Problemy zdrowotne z walki na Igrzyskach wykluczyły także jej rodaczkę - Mary Pierce. W ostatniej chwili z udziału w imprezie musiała zrezygnować Rosjanka Maria Szarapowa.
W Pekinie stawią się za to trzy obecenie najwyżej sklasyfikowane tenisistki. Na szczycie drabinki widnieje nazwisko Any Ivanovic - zdecydowanej faworytki. Jej rodaczka Jelena Jankovic zagra z numerem dwa. Trójka przypada Swietłanie Kuzniecowej. Serbki w pierwszej rundzie spotkają się odpowiednio z Marią Korytcewą (Ukraina) i Carą Black (Zimbabwe). Rosjanka trafiła na najtrudniejszą rywalkę, której na pewno nie będzie brakowało motywacji - zmierzy się z reprezentantką gospodarzy Na Li (Chinka jest obecnie 43. w rankingu).
Spośród pań, które wezmą udział w turnieju w tym roku, są tenisistki, które jeszcze przed Igrzyskami w Atenach posmakowały olimpijskiego sukcesu. Z Atlanty (1996) złoto przywiozła Amerykanka Lindsay Davenport. Z Syndey (2000) - jej rodaczka Venus Williams, która pokonała w finale Elenę Dementiewę - Rosjance wówczas przypadło srebro.
Davenport rozpocznie od meczu z Molik.
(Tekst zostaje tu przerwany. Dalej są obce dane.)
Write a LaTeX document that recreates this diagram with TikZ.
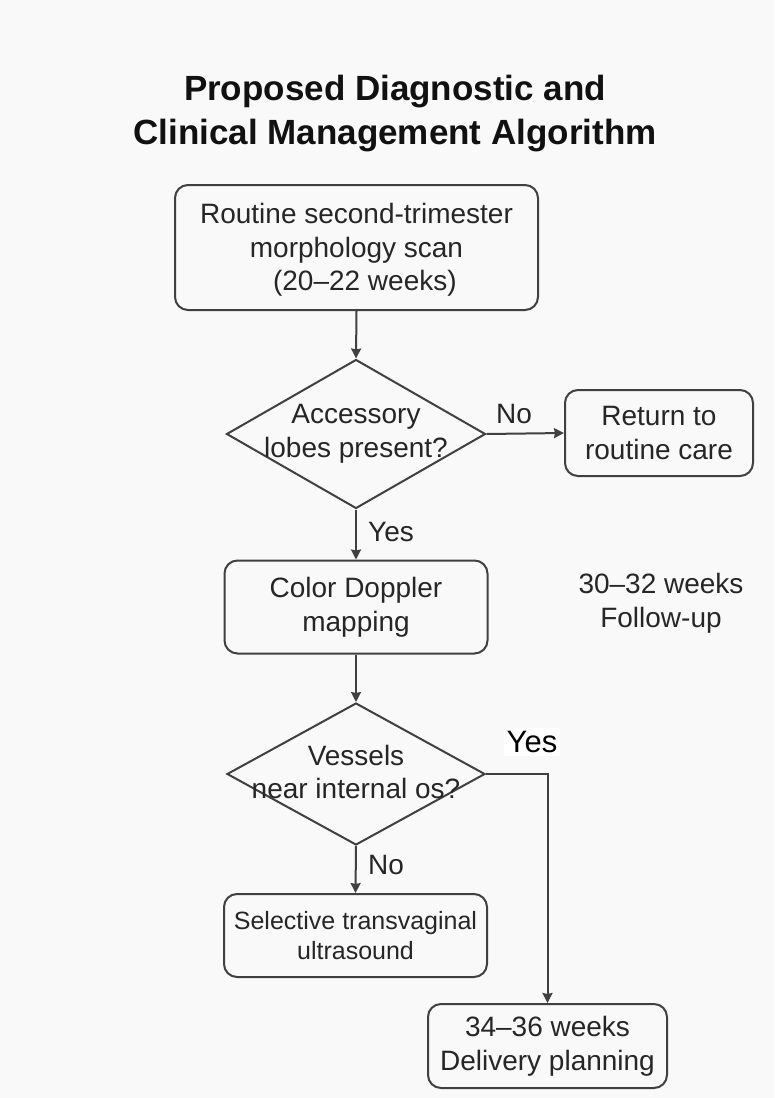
\documentclass[tikz,border=0pt]{standalone}
\usepackage{fontspec}
\setmainfont{Liberation Sans}
\usetikzlibrary{arrows.meta,shapes.geometric}
\definecolor{bg}{HTML}{F9F9F9}
\definecolor{ln}{HTML}{404040}
\definecolor{tx}{HTML}{262626}
\definecolor{ttl}{HTML}{111111}
\tikzset{
  body/.style={font=\fontsize{28}{33.6}\selectfont, text=tx, align=center, inner sep=0pt},
  procbox/.style={draw=ln, line width=2pt, rounded corners=13pt, fill=bg, inner sep=0pt},
  decis/.style={diamond, draw=ln, line width=2pt, inner sep=0pt},
  conn/.style={draw=ln, line width=2pt, -{Stealth[length=10pt,width=10pt,inset=1pt]}},
  lbl/.style={font=\fontsize{28}{33.6}\selectfont, text=tx, inner sep=0pt},
}
\begin{document}
\begin{tikzpicture}[x=1pt,y=-1pt]
\fill[bg] (0,0) rectangle (774,1098);
\useasboundingbox (0,0) rectangle (774,1098);

% title
\node[font=\fontsize{35}{44}\selectfont\bfseries, text=ttl, align=center, inner sep=0pt] (title) at (395,114)
  {Proposed Diagnostic and\\Clinical Management Algorithm};

% boxes
\node[procbox, minimum width=363pt, minimum height=125pt] (b1) at (356.5,247.5) {};
\node[body] (b1t) at (356.5,250) {Routine second-trimester\\morphology scan\\\hspace*{0.6em}(20--22 weeks)};

\node[decis, minimum width=259pt, minimum height=149pt] (d1) at (356,434) {};
\node[body] (d1t) at (356,434) {Accessory\\lobes present?};

\node[procbox, minimum width=188pt, minimum height=86pt] (r1) at (659,433) {};
\node[body] (r1t) at (r1.center) {Return to\\routine care};

\node[procbox, minimum width=263pt, minimum height=93pt] (b2) at (356,607) {};
\node[body] (b2t) at (b2.center) {Color Doppler\\mapping};

\node[body] (fu) at (661,603) {30--32 weeks\\Follow-up};

\node[decis, minimum width=258pt, minimum height=142pt] (d2) at (356,774) {};
\node[body] (d2t) at (356,772) {Vessels\\near internal os?};

\node[procbox, minimum width=263pt, minimum height=83pt] (b3) at (355.5,935.5) {};
\node[body, font=\fontsize{25}{30}\selectfont] (b3t) at (b3.center) {Selective transvaginal\\ultrasound};

\node[procbox, minimum width=239pt, minimum height=84pt] (b4) at (547.5,1046) {};
\node[body] (b4t) at (b4.center) {34--36 weeks\\Delivery planning};

% connectors
\draw[conn] (b1.south) -- (d1.north);
\draw[conn] (d1.east) -- (r1.west);
\draw[conn] (d1.south) -- (b2.north);
\draw[conn] (b2.south) -- (d2.north);
\draw[conn] (d2.south) -- (b3.north);
\draw[conn] (d2.east) -| (b4.north);

% labels
\node[lbl] (no1) at (514,414) {No};
\node[lbl] (yes1) at (391,532) {Yes};
\node[lbl] (no2) at (386,865) {No};
\node[font=\fontsize{31}{36}\selectfont, text=black, fill=white, inner sep=3pt] (yes2) at (532,742) {Yes};
\end{tikzpicture}
\end{document}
Starsza z sióstr Williams zagra ze Szwajcarką Timeą Bacsinszky, a Dementiewa z Ukrainką Katariną Bondarenko. Losowanie może nam dać powtórkę finału Wimbledonu - Venus i Serena mają sznasę spotkać się w decydującej fazie zawodów.
I tak z polskiego punktu widzenia Ivanovic może spotkać się z Agnieszką Radwańską (ćwierćfinał), a Jankovic z Martą Domachowską (trzecia runda). Agnieszka do ćwierćfinału nie ma na swojej drodze wyżej klasyfikowanej przeciwniczki. Marta zaczyna od meczu z Cwetaną Pironkową, która jest w rankingu wyżej od niej o dziewięć miejsc - tylko czy aż?